The oversupplied real estate market of the National Capital Region (NCR) now has high levels of unsold inventory. The market that boomed till 2008, witnessed many investors coming into these projects, providing the much-needed liquidity. However, as the market slumped in the subsequent years, the same investors have now been forced to put their ready units in completed projects on rent.
Surabhi Arora, senior associate director – research, Colliers International, says “There is a mismatch between the expectations of buyers and sellers in this segment, where the buyers are looking for deep discounts, while sellers are in a holding mode. Thus, the market is not witnessing much transactions. Investors are in a wait-and-watch mode currently and are not willing to give deep discounts. While exit is an issue with projects that are under construction or delayed, it is not as much of a problem in a completed project. Nevertheless, renting is one of the options, if somebody is not satisfied with the ROI achieved and have the holding capacity.”

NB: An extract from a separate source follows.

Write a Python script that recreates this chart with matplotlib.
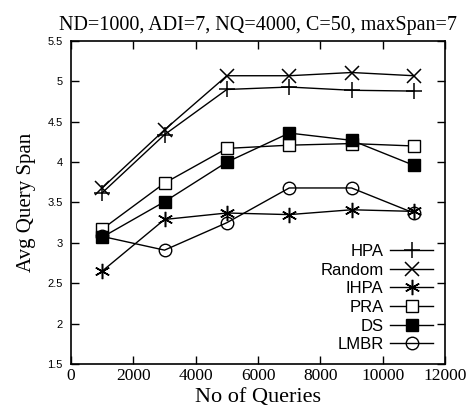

Investors have also been hit by delays in the completion of projects. One such investor, who wishes to remain anonymous, explains how “Almost all the projects where I had invested in 2008, are running behind schedule. Due to this, my interest outflow on all the loans have gone up. In the absence of any buyer and favourable prices, I have not been able to exit. Now, when I get the possession, I will rent out the units.” The investor revealed that he had put in substantial amounts in projects in Dwarka Expressway and Noida Expressway.
Rental market scenario in the NCR
Markets are under pressure, on account of delayed projects, subdued business sentiments and oversupply.

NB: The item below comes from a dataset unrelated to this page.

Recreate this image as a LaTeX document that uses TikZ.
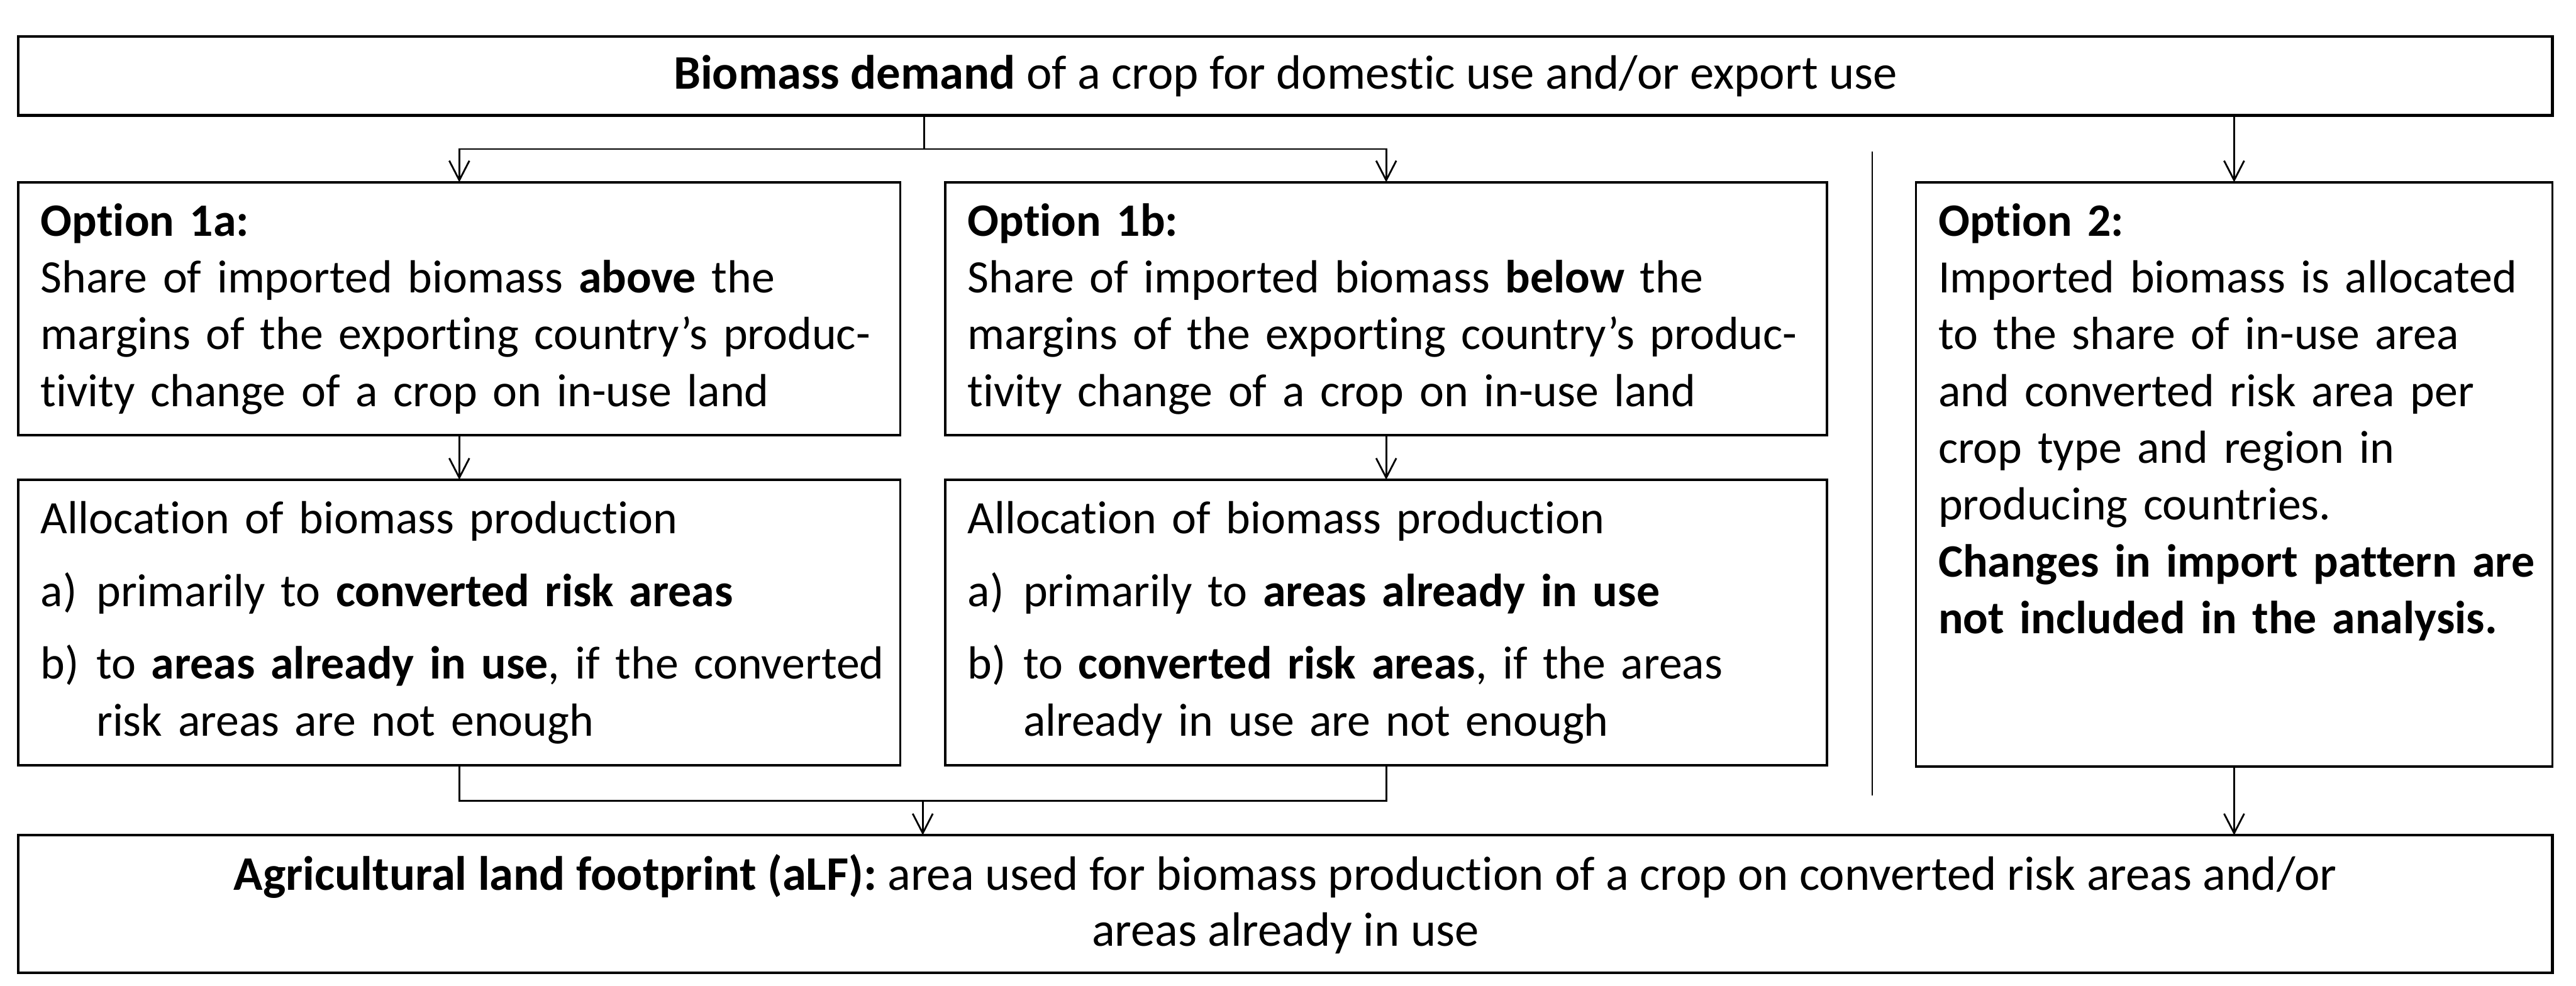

While overall rents are stable in Gurugram, markets such as Noida and Ghaziabad, are reeling under pressure, because of huge supply in the peripheral micro-markets such as Noida Extension and Noida Expressway. Even the newly-developed sectors of Noida, such as Sectors 70 to 78, have been affected. “Rentals have already come down by around 15% to 20% and we anticipate that it will largely remain stable in these micro-markets,” adds Arora.
Rental rates in newly-developed destinations
|Micro-markets||City||Configuration available||Rental range (in Rs per month)|
|Sectors 70-78||Noida||2-4 BHK||13,000-15,000|
|Completed projects of Greater Noida West (Noida Extension)||Greater Noida||2 BHK onwards||7,500-15,000|
|Dwarka Expressway||Gurugram||2-4 BHK||12,000-15,000|
|Noida-Greater Noida Expressway||Noida||2-4 BHK||12,000-18,000|
|Crossings Republik||Ghaziabad||Mostly 2-3 BHK||10,000-12,000|
|Vaishali and Vasundhara||Ghaziabad||2-3 BHK||10,000-20,000|
The above trend chart is indicative
What it means for buyers and investors?
The overall market tends to favour buyers. Buyers and those looking for rental apartments, can negotiate hard to get reasonable prices. Investors who can hold on to their stock, can put these units on rent. On the other hand, those who require immediate money, should consider selling their units with some loss. “If the project is delayed without any hope of completion, you can also think of seeking legal recourse for exiting the project,” adds Rajiv Mehrotra of Sunshine Properties. With the infusion of funds from private equity firms, more projects will near completion, resulting in increased supply. This may also result in property prices coming down.